L’âme de Serge Gainsbourg
Avec les présences de Jane Birkin et Charlotte Gainsbourg, difficile de ne pas penser à l’immense Serge. Même Etienne Daho, qui a conclu le festival dimanche soir en enchaînant ses nombreux tubes, y est allé de sa petite tirade. Et de reprendre « Comme un boomerang », morceau qu’il avait dépoussiéré en 2001 en duo avec Dany. Mais c’est Charlotte qui la première avait invoqué la mémoire paternelle en interprétant, après de nombreux morceaux de son dernier et excellent album Rest, des inoubliables : « Charlotte for ever » puis « Lemon Incest ». La prestation de Jane Birkin fut encore plus chargée en émotion. Accompagnée d’un orchestre symphonique et d’un pianiste japonais en charge de tous les réarrangements, elle nous a bouleversés par sa simplicité et sa gentillesse. Classe, tout simplement.

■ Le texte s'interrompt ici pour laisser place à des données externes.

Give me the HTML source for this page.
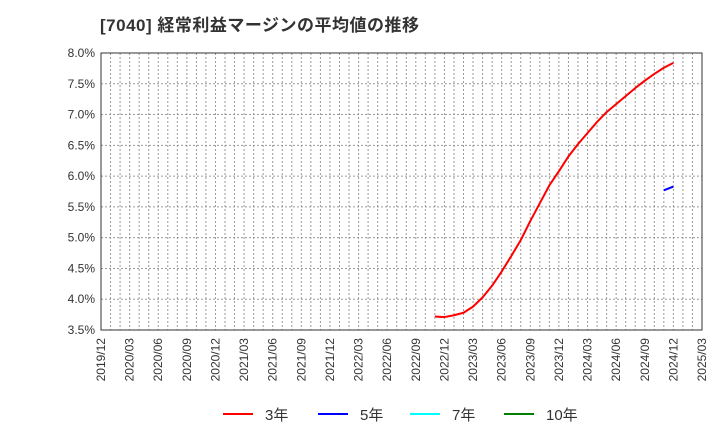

Le hip-hop est définitivement la nouvelle pop
Si le dimanche accueillait donc les stars de la chanson française Etienne Daho et Jane Birkin, ainsi que la nouvelle sensation Eddy de Pretto, ce fut aussi le seul jour à ne pas faire sold-out. Force est de reconnaître que les deux artistes – bon, il y avait aussi la chanteuse Jain – qui ont le plus fait se déplacer les foules sont deux rappeurs. Orelsan le vendredi, avec un gros show tournant essentiellement autour de son dernier album La fête est finie ainsi que quelques morceaux du précédent. Le public, un très discipliné jusque-là – il parait que c’est normal à Reims – se lâchait enfin. Une belle communion avec les fans, comme ce fut le cas le lendemain avec Lomepal, dans un registre plus pop et chanté. On s’amusait d’ailleurs de constater que leur public a, plus encore que les autres, cette fâcheuse tendance à filmer le concert plutôt que d’en profiter vraiment. Il faut bien que jeunesse se passe.
Le rock n’est pas mort
Là où d’autres festivals, qui ont pourtant le rock dans leur ADN, se mettent à bouder le genre pour séduire un public jeune, la Magnifique Society se refuse à abandonner les guitares amplifiées. Et c’est tant mieux. On a notamment profité du rock garage des japonais DYGL et du shoegaze/post-punk de Sons of Raphael, pour un concert très court, 20 minutes montre en main. Une attitude punk ou un répertoire pour l’instant limité? On ne connaitra pas le fin mot de l’histoire. Mais le grand moment rock’n’roll du festival restera la performance des Suédois de The Hives. Un son brut qui tâche et donne envie de pogoter – c’est d’ailleurs ce qui a fini par se passer. A la fin du show, le chanteur descend au milieu de la foule pour présenter les musiciens mais aussi certaines personnes du public. Cet instant surréaliste a d’ailleurs donné de grosses frayeurs aux agents de sécurité qui n’étaient pas préparés à ça.
50 nuances de house music
Côté électro, pas de techno cette année même si Vladimir Cauchemar a bien bastonné dans un registre mash-up à flute un peu putassier. On ne vous parlera pas non plus du show de Petit Biscuit au pays des biscuits roses -même si ça aurait fait un bon titre. La house en revanche était bien représentée, dans toute sa diversité. En mode nouvelle génération avec le live sympathique de Bicep qui, programmé en même temps qu’Etienne Daho, avait attiré tout le jeune public… En mode old-school avec le House Gospel Choir reprenant des classiques – Ultra Naté, Masters At Work, Crystal Waters – ou le français Kiddy Smile, lui aussi en mode nostalgique et danse voguing… En mode carrément disco avec l’excellent set de Motor City Drum Ensemble. Mais la sensation est venue du duo Faka, deux travestis sud-africains proposant une house à la fois expérimentale et décomplexée, sombre et sexy. Une performance faisant référence à la culture LGBT, au son original de Chicago, à l’Afrique et au punk. Une belle découverte.
« C’est où l’after ?«
Le festival se terminant vers 01h00, on n’avait pas forcément envie d’aller se coucher tout de suite. Pour l’instant, aucun after officiel n’est proposé pour un public chauffé à blanc, cette année par Vladimir Cauchemar ou MCDE. On a posé la question à Cédric Cheminaud, directeur de la Cartonnerie, la SMAC de Reims à l’origine de la Magnifique Society avec Césaré – centre national de création musicale. Il nous indique que « c’est en cours de réflexion pour les années à venir. Même si cela reste compliqué de les organiser à la Cartonnerie pour des questions de jauge et de logistique ». Du coup, on s’est rendu au Wave : un petit club qui a ouvert il y a un mois et demi à peine, le seul endroit rémois totalement dédié à la techno. On y a siroté un peu de champagne – normal à Reims – sur fond de hardtek/hardcore, ce qui créait un magnifique décalage. On a kiffé le lieu, alors on voulait en parler un peu… Voilà qui est fait.